Research finds gardeners have low level of exposure to controversial pesticide

Glyposate exposure levels were just 1 per cent of accepted European norms, NUI Galway study finds

Alison Connolly and Dr Marie Coggins,  both from the School of Physics at NUI Galway   who carried out the research. Photograph: NUI Galway.

Alison Connolly and Dr Marie Coggins, both from the School of Physics at NUI Galway who carried out the research. Photograph: NUI Galway.

 

Professional horticulturalists and regular gardeners are not exposed to significantly high levels of the weedkiller glyphosate, a study by scientists at NUI Galway have concluded.

Glyphosate, which is one of the most common weedkillers in the world, was the subject of a major court case in the United States taken by a groundskeeper, Dewayne Johnson. He claimed he was dying of non-Hodgkin lymphoma as a result of exposure to pesticides including glyphosate. He was awarded $289 million in damages, but Monsanto, the company he sued, is appealing.

Health organisations are divided on whether or not glyphosate is a carcenogenic substance. The World Health Organisation’s International Agency for Research on Cancer classified it as a possible carcinogenic, but the European Food Safety Authority concluded that it was unlikely to be one.

The NUI Galway study set out to ascertain the exposure levels that professional gardeners and those who are regular amateur gardeners have to glyphosate.

Apart from collecting and analysing urine samples from workers the researchers also assessed the contribution skin contact and inadvertent ingestion makes to worker’s total exposure by collecting wipe samples from worker’s hands, and the area around their mouth. In addition, worker’s mobile phones and vehicle steering wheels were also wiped and protective gloves collected.

Some 200 urine samples and 350 wipes and gloves were collected and analysed over four years.

The end result found a very low level of exposure to the weedkiller.

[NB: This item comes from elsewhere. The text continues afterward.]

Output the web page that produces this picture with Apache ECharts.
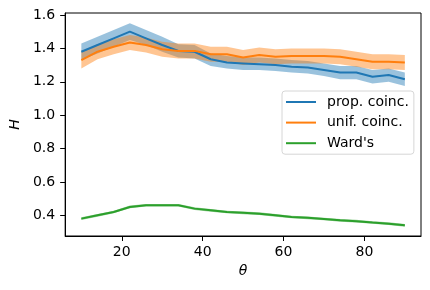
<!DOCTYPE html>
<html>
<head>
<meta charset="utf-8">
<script src="https://cdn.jsdelivr.net/npm/echarts@6/dist/echarts.min.js"></script>
<style>html,body{margin:0;padding:0;background:#fff}#c{width:430px;height:290px}</style>
</head>
<body>
<div id="c"></div>
<script>
var theta = [10,14,18,22,26,30,34,38,42,46,50,54,58,62,66,70,74,78,82,86,90];
var propMean  = [1.38,1.42,1.46,1.50,1.46,1.42,1.385,1.38,1.335,1.315,1.31,1.305,1.30,1.29,1.285,1.27,1.255,1.255,1.23,1.24,1.215];
var propLower = [1.33,1.37,1.41,1.45,1.42,1.38,1.345,1.34,1.295,1.28,1.27,1.27,1.265,1.255,1.25,1.235,1.215,1.215,1.19,1.20,1.175];
var propUpper = [1.43,1.47,1.51,1.55,1.51,1.47,1.425,1.42,1.37,1.355,1.345,1.345,1.34,1.33,1.325,1.31,1.295,1.295,1.27,1.28,1.255];
var unifMean  = [1.33,1.38,1.41,1.435,1.42,1.395,1.385,1.385,1.365,1.365,1.345,1.36,1.35,1.355,1.355,1.355,1.35,1.335,1.32,1.32,1.315];
var unifLower = [1.28,1.335,1.365,1.39,1.375,1.35,1.34,1.34,1.32,1.32,1.30,1.315,1.305,1.31,1.31,1.31,1.305,1.29,1.275,1.275,1.27];
var unifUpper = [1.38,1.425,1.455,1.48,1.465,1.44,1.43,1.43,1.41,1.41,1.39,1.405,1.395,1.40,1.40,1.40,1.395,1.38,1.365,1.365,1.36];
var wardMean  = [0.38,0.40,0.42,0.45,0.46,0.46,0.46,0.44,0.43,0.42,0.415,0.41,0.40,0.39,0.385,0.378,0.37,0.365,0.357,0.35,0.34];
var wardLower = [0.372,0.392,0.412,0.442,0.452,0.452,0.452,0.432,0.422,0.412,0.407,0.402,0.392,0.382,0.377,0.370,0.362,0.357,0.349,0.342,0.332];
var wardUpper = [0.388,0.408,0.428,0.458,0.468,0.468,0.468,0.448,0.438,0.428,0.423,0.418,0.408,0.398,0.393,0.386,0.378,0.373,0.365,0.358,0.348];
var names = ['prop. coinc.','unif. coinc.',"Ward's"];
var xTicks = [20,40,60,80];
var yTicks = [0.4,0.6,0.8,1.0,1.2,1.4,1.6];

var colors = ['#1f77b4','#ff7f0e','#2ca02c'];
var bandColors = ['rgba(31,119,180,0.45)','rgba(255,127,14,0.45)','rgba(44,160,44,0.45)'];
var means = [propMean, unifMean, wardMean];
var lowers = [propLower, unifLower, wardLower];
var uppers = [propUpper, unifUpper, wardUpper];

function pairs(ys){ return theta.map(function(t,i){return [t, ys[i]];}); }

function bandSeries(k){
  return {
    type:'custom', silent:true, z:1, clip:true,
    data:[[theta[0], lowers[k][0]]],
    encode:{x:0,y:1},
    renderItem:function(params, api){
      var pts = [];
      for (var i=0;i<theta.length;i++) pts.push(api.coord([theta[i], uppers[k][i]]));
      for (var j=theta.length-1;j>=0;j--) pts.push(api.coord([theta[j], lowers[k][j]]));
      return {type:'polygon', shape:{points:pts}, style:{fill:bandColors[k], stroke:null}};
    }
  };
}

var series = [];
for (var k=0;k<3;k++){
  series.push({
    name:names[k], type:'line', data:pairs(means[k]), showSymbol:false, symbol:'none',
    lineStyle:{color:colors[k], width:2}, itemStyle:{color:colors[k]}, z:3 + k, silent:true
  });
  series.push(bandSeries(k));
}

var font = 'DejaVu Sans';
var chart = echarts.init(document.getElementById('c'), null, {renderer:'canvas'});
chart.setOption({
  animation:false,
  grid:{left:62, right:9, top:13, bottom:54, show:true, borderColor:'#000', borderWidth:1, backgroundColor:'transparent'},
  legend:{
    data:names, orient:'vertical', left:282, top:91, itemWidth:30, itemHeight:2, icon:'rect', itemGap:6.6,
    padding:[4,5,4,4], backgroundColor:'rgba(255,255,255,0.8)', borderColor:'#d6d6d6', borderWidth:1, borderRadius:3,
    textStyle:{fontFamily:font, fontSize:14, color:'#000', padding:[0,0,0,6]}
  },
  xAxis:{
    type:'value', min:6, max:94,
    name:'θ', nameLocation:'middle', nameGap:26,
    nameTextStyle:{fontFamily:font, fontSize:14, fontStyle:'italic', color:'#000'},
    axisLine:{show:true, onZero:false, lineStyle:{color:'#000', width:1}},
    axisTick:{show:true, length:5, lineStyle:{color:'#000'}, customValues:xTicks},
    axisLabel:{fontFamily:font, fontSize:14, color:'#000', margin:9, customValues:xTicks, formatter:function(v){return String(v);}},
    splitLine:{show:false}
  },
  yAxis:{
    type:'value', min:0.276, max:1.612,
    name:'H', nameLocation:'middle', nameGap:42,
    nameTextStyle:{fontFamily:font, fontSize:14, fontStyle:'italic', color:'#000'},
    axisLine:{show:true, onZero:false, lineStyle:{color:'#000', width:1}},
    axisTick:{show:true, length:5, lineStyle:{color:'#000'}, customValues:yTicks},
    axisLabel:{fontFamily:font, fontSize:14, color:'#000', margin:10, customValues:yTicks, formatter:function(v){return v.toFixed(1);}},
    splitLine:{show:false}
  },
  series:series
});
</script>
</body>
</html>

The highest measured exposure was just 1 per cent of the acceptable operator exposure level (AOEL) set by the European Food Safety Authority.

Results also suggest that skin contamination on the worker’s hands rather than respiratory inhalation is the most significant form of exposure accounting for almost 40 per cent of the total exposure.

The research was led by exposure science lecturer Dr Marie Coggins and Alison Connolly, a PhD researcher in exposure science, both from the School of Physics at NUI Galway.

Dr Coggins cautioned against the notion that there was no risk involved in low level exposure to glyphosate and said the area needed more research. She said the dangers of chemicals often do not reveal themselves without multiple studies first.

She said many gardening professionals wear all the equipment necessary to minimise the risk from pesticides and this may account for the low readings.